SHORT PROBLEM:
Please print exactly the lines below, from the start of the material up to and including the line with "([xshift=-4pt]support.south) -- (combine.north);", but none of the pictures.

DATA PROVIDED:
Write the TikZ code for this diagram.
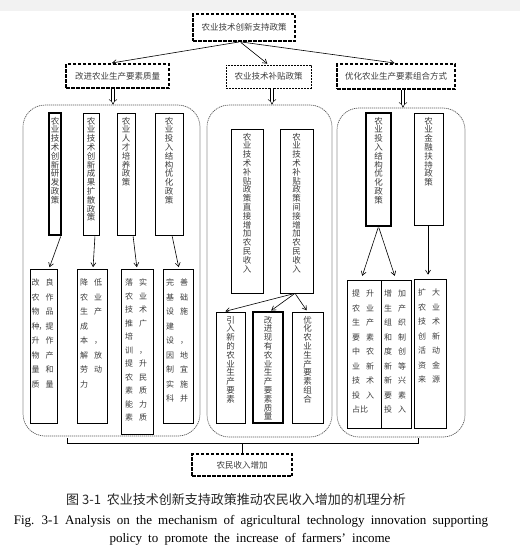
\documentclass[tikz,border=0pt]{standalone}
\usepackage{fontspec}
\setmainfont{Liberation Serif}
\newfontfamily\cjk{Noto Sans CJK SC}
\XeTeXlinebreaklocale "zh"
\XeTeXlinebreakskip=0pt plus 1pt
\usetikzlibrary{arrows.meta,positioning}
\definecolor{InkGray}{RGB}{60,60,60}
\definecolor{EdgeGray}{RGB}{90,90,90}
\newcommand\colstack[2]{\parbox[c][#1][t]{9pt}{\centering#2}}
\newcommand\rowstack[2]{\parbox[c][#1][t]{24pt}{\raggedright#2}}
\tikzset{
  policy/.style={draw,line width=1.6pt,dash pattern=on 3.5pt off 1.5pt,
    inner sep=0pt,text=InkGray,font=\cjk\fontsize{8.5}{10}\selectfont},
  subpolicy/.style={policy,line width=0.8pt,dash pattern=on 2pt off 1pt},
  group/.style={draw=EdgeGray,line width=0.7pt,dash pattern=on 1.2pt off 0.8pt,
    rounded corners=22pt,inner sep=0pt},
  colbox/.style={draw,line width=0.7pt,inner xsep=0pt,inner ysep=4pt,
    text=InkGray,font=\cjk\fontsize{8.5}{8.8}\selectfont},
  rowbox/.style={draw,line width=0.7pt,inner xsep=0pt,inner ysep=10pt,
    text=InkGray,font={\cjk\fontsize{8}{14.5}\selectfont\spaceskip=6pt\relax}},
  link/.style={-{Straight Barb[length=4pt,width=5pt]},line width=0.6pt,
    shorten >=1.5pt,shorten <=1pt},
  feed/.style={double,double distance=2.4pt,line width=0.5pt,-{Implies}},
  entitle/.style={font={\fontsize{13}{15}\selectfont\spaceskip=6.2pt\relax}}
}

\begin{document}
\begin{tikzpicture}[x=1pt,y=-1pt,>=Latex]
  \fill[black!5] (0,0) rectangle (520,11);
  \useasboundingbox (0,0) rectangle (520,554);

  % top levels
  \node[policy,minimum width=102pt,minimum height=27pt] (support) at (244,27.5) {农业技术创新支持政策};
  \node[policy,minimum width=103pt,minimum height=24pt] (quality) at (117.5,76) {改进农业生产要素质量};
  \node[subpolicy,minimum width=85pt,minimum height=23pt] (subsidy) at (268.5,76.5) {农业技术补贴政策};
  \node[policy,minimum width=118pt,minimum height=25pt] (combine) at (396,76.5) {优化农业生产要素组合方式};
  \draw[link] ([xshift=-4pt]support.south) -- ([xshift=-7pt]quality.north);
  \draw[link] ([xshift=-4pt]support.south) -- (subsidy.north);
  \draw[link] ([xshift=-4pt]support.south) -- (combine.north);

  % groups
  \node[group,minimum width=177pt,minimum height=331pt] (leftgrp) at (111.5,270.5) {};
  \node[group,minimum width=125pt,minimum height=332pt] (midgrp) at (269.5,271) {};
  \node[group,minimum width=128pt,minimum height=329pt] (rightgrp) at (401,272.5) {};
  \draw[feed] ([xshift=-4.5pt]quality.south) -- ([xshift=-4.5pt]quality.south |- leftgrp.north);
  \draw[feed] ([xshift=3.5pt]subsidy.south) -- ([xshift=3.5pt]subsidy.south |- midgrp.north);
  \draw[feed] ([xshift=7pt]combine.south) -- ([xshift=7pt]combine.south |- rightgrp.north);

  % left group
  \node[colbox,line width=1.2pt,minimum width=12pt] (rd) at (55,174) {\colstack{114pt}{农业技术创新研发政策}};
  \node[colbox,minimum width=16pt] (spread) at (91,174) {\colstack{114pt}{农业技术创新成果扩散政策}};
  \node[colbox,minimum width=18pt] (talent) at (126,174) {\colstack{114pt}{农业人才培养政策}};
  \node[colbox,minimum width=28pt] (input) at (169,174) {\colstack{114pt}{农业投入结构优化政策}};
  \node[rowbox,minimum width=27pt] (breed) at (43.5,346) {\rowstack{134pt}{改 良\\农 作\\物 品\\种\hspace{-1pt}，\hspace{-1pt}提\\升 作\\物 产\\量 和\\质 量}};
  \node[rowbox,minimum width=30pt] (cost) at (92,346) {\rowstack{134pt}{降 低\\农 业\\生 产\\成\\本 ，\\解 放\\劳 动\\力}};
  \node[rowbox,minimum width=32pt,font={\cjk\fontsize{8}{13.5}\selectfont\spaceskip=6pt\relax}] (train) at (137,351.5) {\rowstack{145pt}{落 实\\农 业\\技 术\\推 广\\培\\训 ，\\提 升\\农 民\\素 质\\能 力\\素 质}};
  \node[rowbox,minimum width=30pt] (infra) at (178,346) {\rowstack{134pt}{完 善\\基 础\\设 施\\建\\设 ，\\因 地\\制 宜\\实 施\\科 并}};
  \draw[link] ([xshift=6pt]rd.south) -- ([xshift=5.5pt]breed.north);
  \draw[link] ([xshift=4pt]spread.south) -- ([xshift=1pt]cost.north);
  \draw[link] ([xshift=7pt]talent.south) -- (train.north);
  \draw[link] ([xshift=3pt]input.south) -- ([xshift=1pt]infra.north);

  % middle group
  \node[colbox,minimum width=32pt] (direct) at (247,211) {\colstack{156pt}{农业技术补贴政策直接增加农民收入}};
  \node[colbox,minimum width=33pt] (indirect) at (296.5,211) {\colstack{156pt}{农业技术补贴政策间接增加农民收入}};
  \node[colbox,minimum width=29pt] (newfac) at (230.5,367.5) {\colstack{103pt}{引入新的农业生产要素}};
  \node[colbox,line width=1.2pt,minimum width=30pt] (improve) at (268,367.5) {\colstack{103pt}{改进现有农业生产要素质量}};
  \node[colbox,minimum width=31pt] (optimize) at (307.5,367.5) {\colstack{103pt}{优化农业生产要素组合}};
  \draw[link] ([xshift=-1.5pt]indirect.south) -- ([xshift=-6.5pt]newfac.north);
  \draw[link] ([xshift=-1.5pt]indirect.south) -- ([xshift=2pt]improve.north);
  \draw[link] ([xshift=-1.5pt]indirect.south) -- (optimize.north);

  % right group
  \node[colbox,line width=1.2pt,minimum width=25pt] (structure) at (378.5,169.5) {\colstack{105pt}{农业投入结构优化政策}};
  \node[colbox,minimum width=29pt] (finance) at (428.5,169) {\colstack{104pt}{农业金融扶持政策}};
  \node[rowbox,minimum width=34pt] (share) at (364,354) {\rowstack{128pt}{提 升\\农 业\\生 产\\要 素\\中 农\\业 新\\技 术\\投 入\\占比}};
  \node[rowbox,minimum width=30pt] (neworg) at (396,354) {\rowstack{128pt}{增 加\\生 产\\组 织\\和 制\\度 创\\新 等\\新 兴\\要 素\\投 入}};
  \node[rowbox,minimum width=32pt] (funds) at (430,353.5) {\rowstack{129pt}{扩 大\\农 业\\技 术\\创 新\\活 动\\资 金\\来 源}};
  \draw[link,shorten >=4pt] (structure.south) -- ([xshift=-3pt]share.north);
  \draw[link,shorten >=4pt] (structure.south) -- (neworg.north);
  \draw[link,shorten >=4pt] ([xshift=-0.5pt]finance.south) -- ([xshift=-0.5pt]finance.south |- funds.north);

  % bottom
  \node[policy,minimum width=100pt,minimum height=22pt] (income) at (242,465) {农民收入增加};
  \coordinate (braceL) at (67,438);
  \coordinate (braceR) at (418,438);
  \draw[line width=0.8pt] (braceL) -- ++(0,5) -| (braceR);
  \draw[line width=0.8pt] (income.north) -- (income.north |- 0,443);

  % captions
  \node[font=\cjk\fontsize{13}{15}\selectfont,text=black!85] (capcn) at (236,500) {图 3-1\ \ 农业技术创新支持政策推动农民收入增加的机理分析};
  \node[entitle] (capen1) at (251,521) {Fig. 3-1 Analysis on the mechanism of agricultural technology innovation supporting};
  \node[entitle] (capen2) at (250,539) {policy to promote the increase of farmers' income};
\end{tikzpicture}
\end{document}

THE COMPLETED TASK:
Write the TikZ code for this diagram.
\documentclass[tikz,border=0pt]{standalone}
\usepackage{fontspec}
\setmainfont{Liberation Serif}
\newfontfamily\cjk{Noto Sans CJK SC}
\XeTeXlinebreaklocale "zh"
\XeTeXlinebreakskip=0pt plus 1pt
\usetikzlibrary{arrows.meta,positioning}
\definecolor{InkGray}{RGB}{60,60,60}
\definecolor{EdgeGray}{RGB}{90,90,90}
\newcommand\colstack[2]{\parbox[c][#1][t]{9pt}{\centering#2}}
\newcommand\rowstack[2]{\parbox[c][#1][t]{24pt}{\raggedright#2}}
\tikzset{
  policy/.style={draw,line width=1.6pt,dash pattern=on 3.5pt off 1.5pt,
    inner sep=0pt,text=InkGray,font=\cjk\fontsize{8.5}{10}\selectfont},
  subpolicy/.style={policy,line width=0.8pt,dash pattern=on 2pt off 1pt},
  group/.style={draw=EdgeGray,line width=0.7pt,dash pattern=on 1.2pt off 0.8pt,
    rounded corners=22pt,inner sep=0pt},
  colbox/.style={draw,line width=0.7pt,inner xsep=0pt,inner ysep=4pt,
    text=InkGray,font=\cjk\fontsize{8.5}{8.8}\selectfont},
  rowbox/.style={draw,line width=0.7pt,inner xsep=0pt,inner ysep=10pt,
    text=InkGray,font={\cjk\fontsize{8}{14.5}\selectfont\spaceskip=6pt\relax}},
  link/.style={-{Straight Barb[length=4pt,width=5pt]},line width=0.6pt,
    shorten >=1.5pt,shorten <=1pt},
  feed/.style={double,double distance=2.4pt,line width=0.5pt,-{Implies}},
  entitle/.style={font={\fontsize{13}{15}\selectfont\spaceskip=6.2pt\relax}}
}

\begin{document}
\begin{tikzpicture}[x=1pt,y=-1pt,>=Latex]
  \fill[black!5] (0,0) rectangle (520,11);
  \useasboundingbox (0,0) rectangle (520,554);

  % top levels
  \node[policy,minimum width=102pt,minimum height=27pt] (support) at (244,27.5) {农业技术创新支持政策};
  \node[policy,minimum width=103pt,minimum height=24pt] (quality) at (117.5,76) {改进农业生产要素质量};
  \node[subpolicy,minimum width=85pt,minimum height=23pt] (subsidy) at (268.5,76.5) {农业技术补贴政策};
  \node[policy,minimum width=118pt,minimum height=25pt] (combine) at (396,76.5) {优化农业生产要素组合方式};
  \draw[link] ([xshift=-4pt]support.south) -- ([xshift=-7pt]quality.north);
  \draw[link] ([xshift=-4pt]support.south) -- (subsidy.north);
  \draw[link] ([xshift=-4pt]support.south) -- (combine.north);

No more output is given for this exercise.